The FBR’s probable aim to raise an additional Rs 70-100 billion in tax by imposing a higher tax on banks with a low advance-to-deposit ratio (ADR) is likely to fail. This is because some banks have engineered their books to reach a 50 percent ADR (to incur the additional tax), while others are likely to meet this threshold before December 31st, the date on which the tax will be applied.
As a result, the additional tax collection is likely to be minimal, and the so-called objective of promoting higher credit to the private sector has not been fully realized. It is true that banks’ ADR has increased from 39 percent at the end of August to 47 percent in mid-November. However, it is also a fact that banks’ loan portfolios have increased by 20 percent since September. There has been zero growth in deposits over the last three months, and some banks have even shed deposits. This undermines the primary objective of banks to channel savings.
The main issue is that the ADR tax creates a distortion in the short-term market yield curve and undermines the monetary policy set by the central bank. Three-month and six-month treasury bills are trading at 12.2-12.3 percent, while the policy rate is at 15 percent, making the SBP policy rate largely irrelevant.
Why is this happening?
To counter the higher tax on low ADR, banks began lending to NBFIs, private companies, and others at rates lower than the market rates. This creates an arbitrage opportunity for borrowers to invest in risk-free government securities at a premium over the rates at which they borrowed. Banks are offering new loans at a 3-5 percent (or even steeper) discount to KIBOR, and borrowers are lining up to buy T-bills, which in turn is driving down the T-bill rate. Their margins are very favorable, and investors are indifferent to slight squeezes in returns.
Additionally, banks were imposing service charges on large deposits, a practice that was ended by the SBP’s revision of the Minimum Deposit Requirement (MDR) policy. The MDR for financial institutions, public sector companies, and public limited companies was removed. The previous policy was an anomaly, and it is good that the SBP has taken action.
The MDR was intended to ensure adequate returns for small savers, and it should be linked to the size of the deposit. The SBP should revisit this and set a deposit amount limit for the application of MDR, regardless of the depositor’s nature. This would help develop the debt capital market, as large depositors seek alternative investment avenues, thus creating demand for corporate bonds, especially as there is a limit to government borrowing.
Any policy aimed at improving banking intermediation should start by growing the deposit base. ADR tax certainly does not support this. The policy should consistently encourage private lending, and taxation is not the right way to achieve this. This is the job of the SBP, which has sufficient tools at its disposal.

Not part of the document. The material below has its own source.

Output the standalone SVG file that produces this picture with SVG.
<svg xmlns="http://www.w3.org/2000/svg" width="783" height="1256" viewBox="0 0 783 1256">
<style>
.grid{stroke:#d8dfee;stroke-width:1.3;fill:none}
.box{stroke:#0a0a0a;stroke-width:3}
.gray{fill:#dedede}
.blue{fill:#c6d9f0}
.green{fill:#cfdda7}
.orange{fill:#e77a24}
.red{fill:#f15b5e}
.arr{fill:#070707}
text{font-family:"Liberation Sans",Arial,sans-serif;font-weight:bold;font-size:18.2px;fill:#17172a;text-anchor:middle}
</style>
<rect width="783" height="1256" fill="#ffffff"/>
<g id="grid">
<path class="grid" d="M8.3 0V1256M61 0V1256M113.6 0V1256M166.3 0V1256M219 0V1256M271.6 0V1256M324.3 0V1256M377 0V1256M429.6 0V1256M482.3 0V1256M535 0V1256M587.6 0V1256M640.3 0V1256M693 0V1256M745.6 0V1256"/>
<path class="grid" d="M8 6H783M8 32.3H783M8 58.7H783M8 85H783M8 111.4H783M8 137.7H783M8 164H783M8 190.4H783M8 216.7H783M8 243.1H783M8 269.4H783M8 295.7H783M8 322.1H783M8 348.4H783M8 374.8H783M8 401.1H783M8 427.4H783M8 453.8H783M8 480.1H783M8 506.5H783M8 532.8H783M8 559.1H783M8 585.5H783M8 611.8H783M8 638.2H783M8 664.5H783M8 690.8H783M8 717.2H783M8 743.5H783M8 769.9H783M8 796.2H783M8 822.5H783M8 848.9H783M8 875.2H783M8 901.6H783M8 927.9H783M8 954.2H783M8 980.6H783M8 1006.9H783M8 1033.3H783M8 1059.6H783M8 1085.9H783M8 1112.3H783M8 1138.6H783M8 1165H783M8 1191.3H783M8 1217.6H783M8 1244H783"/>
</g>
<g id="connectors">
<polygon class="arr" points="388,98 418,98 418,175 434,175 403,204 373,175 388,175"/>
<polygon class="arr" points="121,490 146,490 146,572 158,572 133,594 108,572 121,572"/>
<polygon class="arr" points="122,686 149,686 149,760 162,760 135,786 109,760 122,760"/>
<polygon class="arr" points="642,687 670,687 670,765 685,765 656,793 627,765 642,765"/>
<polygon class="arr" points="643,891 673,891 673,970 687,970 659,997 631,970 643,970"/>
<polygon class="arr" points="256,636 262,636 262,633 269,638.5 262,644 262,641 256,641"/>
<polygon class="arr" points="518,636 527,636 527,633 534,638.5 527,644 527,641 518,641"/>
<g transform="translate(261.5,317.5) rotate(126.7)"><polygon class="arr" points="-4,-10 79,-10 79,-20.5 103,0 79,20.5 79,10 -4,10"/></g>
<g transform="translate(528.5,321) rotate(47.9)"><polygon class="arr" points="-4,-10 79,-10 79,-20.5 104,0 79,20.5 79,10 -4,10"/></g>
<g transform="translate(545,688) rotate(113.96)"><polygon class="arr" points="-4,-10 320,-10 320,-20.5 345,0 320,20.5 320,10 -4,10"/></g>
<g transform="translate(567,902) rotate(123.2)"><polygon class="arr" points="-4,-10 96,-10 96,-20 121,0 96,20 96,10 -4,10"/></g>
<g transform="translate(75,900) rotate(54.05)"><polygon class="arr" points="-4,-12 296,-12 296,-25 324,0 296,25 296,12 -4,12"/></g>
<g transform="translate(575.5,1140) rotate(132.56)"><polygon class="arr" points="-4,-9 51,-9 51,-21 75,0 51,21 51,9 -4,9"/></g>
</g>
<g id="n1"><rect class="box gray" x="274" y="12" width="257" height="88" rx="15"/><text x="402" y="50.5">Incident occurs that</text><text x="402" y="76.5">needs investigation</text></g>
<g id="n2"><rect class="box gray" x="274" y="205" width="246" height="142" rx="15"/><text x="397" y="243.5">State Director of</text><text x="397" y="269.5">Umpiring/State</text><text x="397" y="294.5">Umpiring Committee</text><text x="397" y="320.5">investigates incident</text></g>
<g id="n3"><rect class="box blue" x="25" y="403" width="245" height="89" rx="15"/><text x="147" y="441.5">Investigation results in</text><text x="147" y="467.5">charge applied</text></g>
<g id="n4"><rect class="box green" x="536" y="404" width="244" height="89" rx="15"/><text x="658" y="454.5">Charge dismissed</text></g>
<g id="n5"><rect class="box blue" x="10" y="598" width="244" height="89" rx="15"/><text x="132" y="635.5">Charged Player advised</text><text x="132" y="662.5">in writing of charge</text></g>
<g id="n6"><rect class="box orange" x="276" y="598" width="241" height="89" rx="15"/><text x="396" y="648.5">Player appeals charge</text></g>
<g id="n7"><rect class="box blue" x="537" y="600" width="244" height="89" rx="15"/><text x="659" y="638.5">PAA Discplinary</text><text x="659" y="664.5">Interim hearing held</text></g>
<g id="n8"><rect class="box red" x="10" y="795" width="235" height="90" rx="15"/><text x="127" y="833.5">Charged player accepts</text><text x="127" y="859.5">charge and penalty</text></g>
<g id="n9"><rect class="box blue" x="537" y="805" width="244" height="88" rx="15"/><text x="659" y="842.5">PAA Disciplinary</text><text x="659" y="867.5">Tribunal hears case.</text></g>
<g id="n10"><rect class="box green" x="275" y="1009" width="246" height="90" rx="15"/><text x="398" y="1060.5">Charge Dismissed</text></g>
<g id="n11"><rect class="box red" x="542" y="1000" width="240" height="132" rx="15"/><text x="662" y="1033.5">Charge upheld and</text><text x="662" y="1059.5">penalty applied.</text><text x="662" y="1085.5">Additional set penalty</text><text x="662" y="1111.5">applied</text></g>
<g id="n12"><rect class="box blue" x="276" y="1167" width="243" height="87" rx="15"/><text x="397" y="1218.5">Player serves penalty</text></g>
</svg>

The current high ADR is in effect until the end of December, and now every customer is demanding lower rates, which banks are providing. This will add money into the system, which could have consequences in terms of generating demand beyond the objective of monetary policy for the next few months. Things may begin to normalize in 2025, and ADR may fall again into the 40s or late 30s.
The FBR is considering the option of taxing ADR on an average basis rather than a year-end snapshot. This is a relatively better approach, but it would still create distortions. It’s best to leave the incentivization of private credit to the SBP. If the FBR is desperate to collect more taxes, it should simply increase the super tax on banks—taxing them at 60, 70, 80, or even 90 percent on income—but this should not be linked to balance sheets or any other conditions. If this practice is not discouraged, tomorrow the FBR could tax banks based on the number of branches, borrowers, or any other metric.
A few banks have gone to court over the ADR tax, and hearings are currently taking place daily at the Islamabad High Court. We will have to wait and see what the courts decide.